投稿者名:五味院長
タイトル:ボトックスの腋下多汗症への治療が可能となりました
ハニービーさん。あなたのケースについては後で説明するとして、まずボトックスについての一般的な話からさせてください。
当院では、腋下多汗症への応用は今まで治験期間として慎重に検討してきましたが、3月より実際の治療に応用することになりました。
しかし、その適応は「精神性発汗型多汗症」のみに限定しています。
その理由は、腋下の多汗症には、アポクリン腺型(わきが型)、エクリン腺型(精神性発汗型)および副乳多汗症とがありますが、わきが型と副乳多汗症は、手術療法が非常に効果があり、80%〜90%の汗が1回の手術により永久に抑えられるからです。
ところが、精神性発汗の原因であるエクリン腺は、皮下直下から皮内に分布しているため約半分程度しか摘出できず、手術の効果は約50%〜60%と限定されていました。
一方、ボトックスは、わきが型にはあまり効果がありませんが、精神性発汗型には非常に効果的があります。患者さんによれば、70%〜90%の汗が減少したと言う人もいます。その理由は、わきがの原因であるアポクリン腺はアドレナリンが放出されることで活動し、精神性発汗のエクリン腺はアセチルコリンを放出します。ボトックスは、この神経末梢からこのアセチルコリンの放出を選択的に抑制することで汗を抑えるからです。
効果の持続期間については、従来、3〜4ヶ月間くらいということでしたが、注射の部位の工夫で半年以上持続することも分かりました。
さらに、当院での治験では、精神性発汗の人では、1回の注射でボトックスの作用が消失する半年以降も汗がもとに戻らず、減少したままの人がかなりいることが分かりました。つまり1回の注射で多汗症が「治癒」する可能性もあるのです。
これには理由があります。
それは精神性発汗の原因である「予期不安」がなくなったからです。
汗の減少という実体験を通じて、「また汗をかくにではないか」という汗を予想する不安が、「注射をすればいつでも汗は抑えられるのだ」という自信に変わったからです。
そのような自信が、汗以外の何か違う価値へ意識を向かわせ、さらに予期不安が減少するという好循環をもたらしたのです。一種のロゴセラピー様の結果を招いたとも言えるでしょう。
また、腕の重量感やしびれ等の症状についてですが、注射の量と注射部位によりかなり改善されることも分かりました。
腋の場合には通常50単位ずつを注入しますが、皮下ではなく皮膚直下と真皮の下層に注入することで、より少ない量でより大きい効果が期待できます。

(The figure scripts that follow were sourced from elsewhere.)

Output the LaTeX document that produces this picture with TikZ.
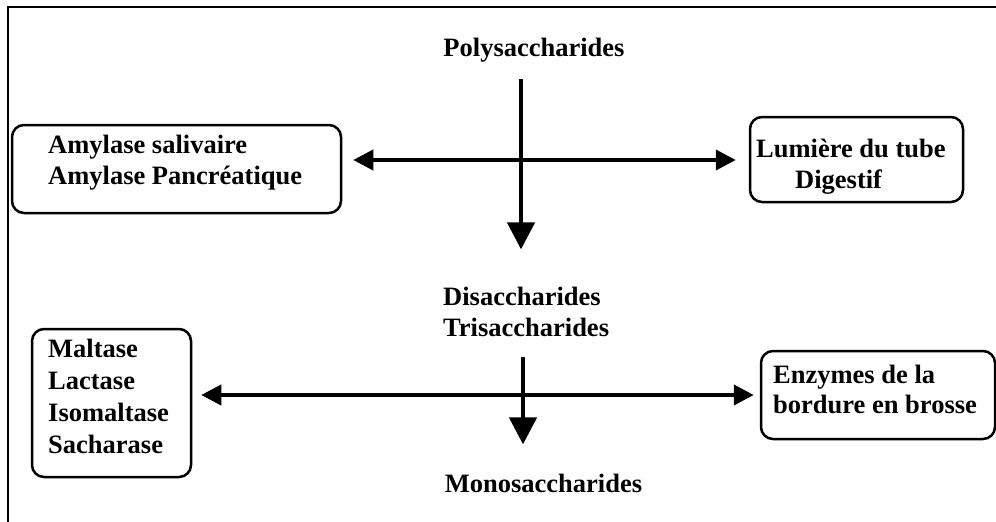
\documentclass[tikz,border=0pt]{standalone}
\usepackage{fontspec}
\setmainfont{Liberation Serif}
\usetikzlibrary{arrows.meta}

\tikzset{
  txt/.style={inner sep=0pt, font=\bfseries\fontsize{26.5}{31}\selectfont, align=left},
  enzbox/.style={draw, line width=2.5pt, rounded corners=12pt, inner sep=0pt},
  flowarrow/.style={line width=4.5pt, -{Triangle[length=27pt,width=27pt]}},
  sitearrow/.style={line width=4pt,
    {Triangle[length=20pt,width=20pt]}-{Triangle[length=20pt,width=20pt]}},
  frameline/.style={line width=1.5pt}
}

\begin{document}
\begin{tikzpicture}[x=1pt,y=-1pt]
\useasboundingbox (0,0) rectangle (996,522);

% outer frame
\draw[frameline] (8,522) -- (8,7) -- (996,7);

% carbohydrate stages (base anchor = baseline of the last line)
\node[txt, anchor=base] (poly) at (534,56) {Polysaccharides};
\node[txt, anchor=base west] (di) at (443,336) {Disaccharides\\Trisaccharides};
\node[txt, anchor=base] (mono) at (543.5,492) {Monosaccharides};

% enzyme and site boxes
\node[enzbox, minimum width=329pt, minimum height=88pt] (amyB) at (176.5,169) {};
\node[txt, anchor=base west] (amyT) at (48,184) {Amylase salivaire\\Amylase Pancréatique};

\node[enzbox, minimum width=213pt, minimum height=85pt] (lumB) at (856.5,159.5) {};
\node[txt, anchor=base west] (lumT) at (756,188) {Lumière du tube\\\hspace*{39pt}Digestif};

\node[enzbox, minimum width=159pt, minimum height=148pt] (malB) at (111.5,403) {};
\node[txt, anchor=base west, font=\bfseries\fontsize{26.5}{32}\selectfont] (malT) at (48,453)
  {Maltase\\Lactase\\Isomaltase\\Sacharase};

\node[enzbox, minimum width=234pt, minimum height=88pt] (enzB) at (878,395) {};
\node[txt, anchor=base west, font=\bfseries\fontsize{26.5}{30}\selectfont] (enzT) at (773,413)
  {Enzymes de la\\bordure en brosse};

% reference lines for the connectors
\coordinate (v1) at (521,0);
\coordinate (v2) at (523,0);
\coordinate (h1) at (0,160);
\coordinate (h2) at (0,395);

% digestion steps
\draw[flowarrow, shorten <=16.6pt, shorten >=37pt] (poly.south -| v1) -- (di.north -| v1);
\draw[flowarrow, shorten <=21pt, shorten >=29pt] (di.south -| v2) -- (mono.north -| v2);

% sites of action
\draw[sitearrow, shorten <=11pt, shorten >=13pt] (amyB.east |- h1) -- (lumB.west |- h1);
\draw[sitearrow, shorten <=9pt, shorten >=6pt] (malB.east |- h2) -- (enzB.west |- h2);
\end{tikzpicture}
\end{document}
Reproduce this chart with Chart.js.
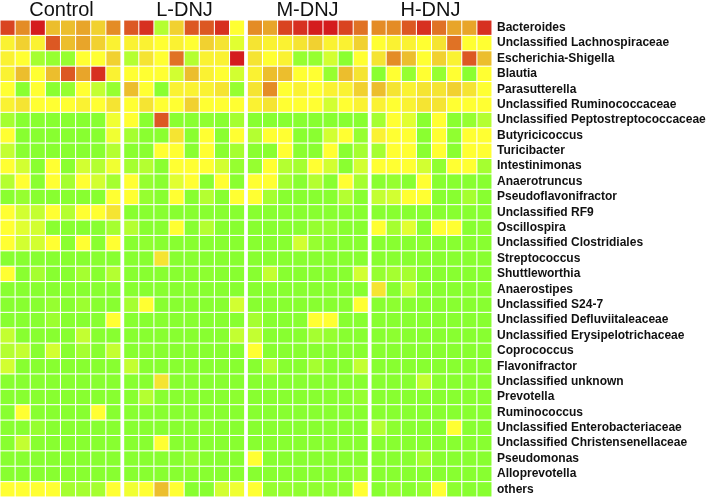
<!DOCTYPE html>
<html><head><meta charset="utf-8">
<script src="https://cdn.jsdelivr.net/npm/chart.js@4.4.1/dist/chart.umd.min.js"></script>
<style>html,body{margin:0;padding:0;background:#fff}#wrap{width:711px;height:498px;position:relative}</style>
</head><body><div id="wrap"><canvas id="c"></canvas></div>
<script>
const genera = ['Bacteroides','Unclassified Lachnospiraceae','Escherichia-Shigella','Blautia','Parasutterella','Unclassified Ruminococcaceae','Unclassified Peptostreptococcaceae','Butyricicoccus','Turicibacter','Intestinimonas','Anaerotruncus','Pseudoflavonifractor','Unclassified RF9','Oscillospira','Unclassified Clostridiales','Streptococcus','Shuttleworthia','Anaerostipes','Unclassified S24-7','Unclassified Defluviitaleaceae','Unclassified Erysipelotrichaceae','Coprococcus','Flavonifractor','Unclassified unknown','Prevotella','Ruminococcus','Unclassified Enterobacteriaceae','Unclassified Christensenellaceae','Pseudomonas','Alloprevotella','others'];
const groups = ['Control','L-DNJ','M-DNJ','H-DNJ'];

// colour level per cell (0 = green, 4.5 = yellow, 10 = red); 8 samples per group
const control = [
[9,7.5,10,6.5,6.5,7,6,7.5],
[5,6,5,8.5,6.5,7,6,5],
[5,4.5,1.5,1,1,4.5,4.5,6],
[5,6.5,4.5,6.5,8.5,7,9.5,5],
[4.5,0.5,4.5,0.5,1,4.5,2.5,1],
[5,5.5,4.5,4.5,4.5,5,4.5,5.5],
[1.5,0,0,0,0,0,0,4],
[4.5,0,0,0,0,0,0,4],
[2.5,0.5,0,0,0,0,0,2],
[4.5,3,0.5,4.5,0.5,3,2,4],
[2,4.5,0.5,4.5,1.5,4.5,3,1.5],
[0.5,1,0,0,0,0,0,4.5],
[4.5,3,2.5,4.5,2,4.5,4.5,5.5],
[4.5,3.5,3,0.5,0,0,0,1.5],
[4.5,3,3,4.5,0.5,4.5,0.5,4.5],
[0,0,0,0,0,0,0,0],
[4.5,0.5,1.5,0,0,1.5,0,2],
[0,0,0,0,0,0,0,0],
[0,0,0,1,0,1.2,0,0],
[0,0,0,1.2,0,0,0,4.5],
[2.5,0,0,0,0,2.5,0,0],
[2,2.5,0,3,0,1.5,0,2.5],
[3,0,0,0,0,0,0,0],
[0,0,0,0,0,0,0,0],
[0,0,0,0,0,0,0,0],
[0,4.5,0,0,0,0,4.5,0],
[0,0,1,0,0,0,0,0],
[0,2.5,0,0,0,0,0,0],
[0,0,0,0,0,0,0,0],
[0,0,0,0,0,0,0,0],
[4.5,4.5,4.5,4.5,1.5,1.5,1.5,4.5]
];
const lDNJ = [
[8.5,9.5,2,6,8.5,8.5,9.5,4.5],
[5,5,4.5,5,4.5,6,5.5,3.5],
[2,5.5,4.5,8,2,5,5,10],
[4.5,4.5,4.5,3,6.5,5,4.5,3],
[6.5,4.5,0.5,5,5,5,5.5,1],
[4.5,5.5,4.5,4.5,6,4.5,4.5,4.5],
[4.5,0.5,8.5,0.5,0.5,0.8,0.5,1.5],
[1.5,0.5,0.5,5.5,0.5,4.5,0.5,4.5],
[0.5,0.5,4.5,4.5,0.5,4.5,0.5,1.5],
[1.5,2,0.5,4.5,4.5,4.5,3,1],
[4.5,1,0.5,3.5,4.5,0.5,4.5,0.5],
[4.5,1,0,4.5,0,2,0,4.5],
[0,0,0,0,0,0,0,0],
[2,0,0,4.5,0,2,0,0],
[0,0.8,0,0,0,0,0,0],
[0,0,5.5,0,0,0,0,0],
[0,0,0,0,0,0.7,0,0],
[0,0,0,0,0,0,0,0],
[1.5,4.5,0,0,0,0,0,3],
[0,0,0,0,0,0,0,0],
[0,0,0,0,0,0,0,2.5],
[0,0.7,0,0,0,0,0,0],
[2.5,0,0,0,0,0,0,0],
[0,0,5.5,0,0,0,0,0],
[0,2,0,0,0,0,0,0.7],
[0,0,0,0,0,0,0,0],
[0,0,0,0,0,0.7,0,0],
[0,0,4.5,0,0,0,0,0],
[0,0,0,0,1,0,0,0],
[0,0,0,0,0,0,0,0],
[4,4.5,6.5,4.5,0,0,3,4]
];
const mDNJ = [
[7.5,7,9,9.5,10,10,9,8],
[5.5,5,5,5.5,6,5,5,6],
[5.5,4.5,5,1,1,3,0.5,4.5],
[5,6.5,6.5,4.5,4.5,1,6.5,5.5],
[5.5,7.5,4.5,5,4.5,5,5,6],
[5,5.5,4.5,4.5,4.5,3,4.5,5],
[0,0,0,0,0,0,0,0],
[2,4.5,4.5,0.5,0.5,3,4.5,1],
[0.5,0.5,4.5,0.5,0.5,4.5,0.5,1.5],
[1,4.5,2,1.5,4.5,3,0.5,3],
[4.5,4.5,1.5,0,2,0,4.5,1.5],
[4.5,1.5,0,0,0,0,2,0],
[0,0,0,0,0,0,0,0],
[0,0,0,0,1,1,0,0],
[0,0,0,3,1,0,0,0],
[0,0,0,0,0,0,0,0],
[0,2.5,0,0,0,0,0,3],
[0,0,0,0,0,0,0,0],
[0,0,0,0,0,0,0,4.5],
[1.5,0,0,0,4.5,4.5,0,0],
[2.5,0,0,0,1.5,1,0,0],
[4.5,0,0,0,0,0,0,0],
[0,2,0,0,1.5,0,0,2.5],
[0,0,0,0,0,0,0,0],
[0,0,0,0,0,0,0,1],
[0,0,0,0,0,0,0,0],
[0,0,0,0,0,0,0,0],
[0,0,0,0,0,0,0,0],
[4.5,0,0,0,0,0,0,0],
[0,0,0,0,0,0,0,1],
[4.5,1,1,0.8,0.8,0.8,0.8,4.5]
];
const hDNJ = [
[7.5,7.5,8.5,9.5,8,7,7,9.5],
[4.5,5,5,4.5,5.5,8,4.5,4.5],
[5.5,7.5,6.5,4.5,6,5,8.5,6.5],
[0.5,4.5,1,4.5,1,4.5,0.5,4.5],
[6.5,5.5,5,5.5,5.5,6,5.5,4.5],
[5,4.5,5,5.5,5.5,4.5,4.5,4.5],
[1.5,4.5,3.5,0.5,4.5,0.5,1,2],
[5,4.5,4.5,0.5,4.5,0.8,4.5,4.5],
[1.5,4.5,4.5,0.5,4.5,0.5,4.5,4.5],
[4.5,4.5,4.5,3,0.8,4.5,4.5,1.5],
[0.5,1,0,4.5,0,0,0,0],
[2.5,3,4.5,4.5,0,0,1.5,0],
[0,0,0,0,0,0,0,0],
[4.5,1.5,3.5,0,4.5,4.5,0,0.7],
[0,0,0,0.7,0,0,0,0],
[0,0,0,0,0,0,0,0],
[1,1.5,1.5,0,0,0,0,0],
[5.5,0,2.5,0,0,0,0,0],
[0,0.7,0,0,0,0,0,0],
[0,0,0,0,0,0,0,0],
[0,0.7,0,0,0,0,0,0],
[0,0,0,0,0,0,0,0],
[0,0,0,0,0,0,0,0],
[0,0,0,2.5,0,0,0,0],
[0,0,0,0,0,0,0,0],
[0,0,0,0,0,0,0,0],
[2,0.7,0,0,0,4.5,0,0],
[0,0,0,0,0,0,0,0],
[0,0,0,1.5,0,0,0,0],
[0,0,0,0,0,0,0,0],
[0,1,0,1,4.5,0.7,0,0]
];

const groupValues = [control, lDNJ, mDNJ, hDNJ];
const samplesPerGroup = 8;
const groupGap = 0.18;   // extra spacing between groups (in sample units)
const cellGap = 0.035;   // white line inside each sample slot

const stops = [
  [0,   [136,255,48]],
  [0.6, [138,255,48]],
  [4.5, [255,255,50]],
  [5.5, [245,228,50]],
  [6.5, [236,190,45]],
  [7.5, [228,140,38]],
  [8.5, [220,88,35]],
  [10,  [212,28,30]]
];
function colorFor(v){
  for(let i=1;i<stops.length;i++){
    if(v<=stops[i][0]){
      const [a,ca]=stops[i-1],[b,cb]=stops[i];
      const t=(v-a)/(b-a);
      const c=ca.map((x,k)=>Math.round(x+(cb[k]-x)*t));
      return `rgb(${c[0]},${c[1]},${c[2]})`;
    }
  }
  const c=stops[stops.length-1][1];
  return `rgb(${c[0]},${c[1]},${c[2]})`;
}

const datasets = [];
groupValues.forEach((mat, g) => {
  for (let s = 0; s < samplesPerGroup; s++) {
    const x0 = g * (samplesPerGroup + groupGap) + s;
    datasets.push({
      label: groups[g] + ' ' + (s + 1),
      data: mat.map(() => [x0 + cellGap, x0 + 1 - cellGap]),
      backgroundColor: mat.map(row => colorFor(row[s])),
      borderWidth: 0,
      grouped: false,
      categoryPercentage: 1,
      barPercentage: 0.93
    });
  }
});

new Chart(document.getElementById('c'), {
  type: 'bar',
  data: { labels: genera, datasets },
  options: {
    indexAxis: 'y',
    responsive: true,
    maintainAspectRatio: false,
    animation: false,
    layout: { padding: { left: 0, right: 0, top: 0, bottom: 1 } },
    plugins: { legend: { display: false }, tooltip: { enabled: false } },
    scales: {
      x: {
        type: 'linear',
        min: 0,
        max: groups.length * samplesPerGroup + (groups.length - 1) * groupGap,
        display: false
      },
      xTop: {
        type: 'category',
        axis: 'x',
        labels: groups,
        position: 'top',
        offset: true,
        grid: { display: false, drawTicks: false },
        border: { display: false },
        ticks: { color: '#111', padding: -2, font: { family: 'Liberation Sans, Arial, sans-serif', size: 20 } },
        afterFit: s => { s.height = 20; s.paddingLeft = 0; s.paddingRight = 0; }
      },
      y: {
        type: 'category',
        position: 'right',
        offset: true,
        grid: { display: false, drawTicks: false },
        border: { display: false },
        ticks: { color: '#111', padding: 5, autoSkip: false, font: { family: 'Liberation Sans, Arial, sans-serif', size: 12, weight: 'bold' } },
        afterFit: s => { s.width = 219; s.paddingTop = 0; s.paddingBottom = 0; }
      }
    }
  }
});
</script></body></html>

さらに、「ボトックス」というのはアメリカのアラガン社の商品名ですが、アラガン社製のものでは、そのような症状が少ないことも分かりました。同様の製品で中国製のものは、安価ですが、ゼラチン等の不純物が含まれてるという話も聞きますし、実際メールで症状を訴えた人に聞くと、アラガン社製以外の製品を使用している病院で治療を受けた可能性も否定できませんでした。
当院では、安全を優先して、非常に高価ですが、アラガン社製のものを使用することにしました。
しかし、どの製品を使用するつぃても、ボトックスの効果と症状の出現は、人により非常に異なるため、まず片方の腋で少量から始めて、効果と症状を十分観察してから両腕に量を増量するといった段階的な使用法の工夫も必要でしょう。
以上がボトックスについての一般的な説明ですが、ハニービーさんの場合にはメールからでは不明ですが、耳垢は湿っているでしょうか?
仮に、耳垢が乾燥している場合には、今説明した精神性発汗型の可能性が高いので、ボトックスを結婚式の1ヶ月くらい前に1回だけ受けるのもよいでしょう。結婚式が終わり、家庭の主婦となり、育児や炊事洗濯などでいそがしい日々を送れば、自然と汗に対する関心がなくなり、精神性発汗が消失することも期待できます。
また、耳垢が湿っていて、わきが型との「混合型」では、手術が効果的ですが、それ以外では電気凝固法を併用すると、アポクリン腺の汗とニオイを「ある程度」抑えることも可能ですし、永久脱毛も兼ねることができます。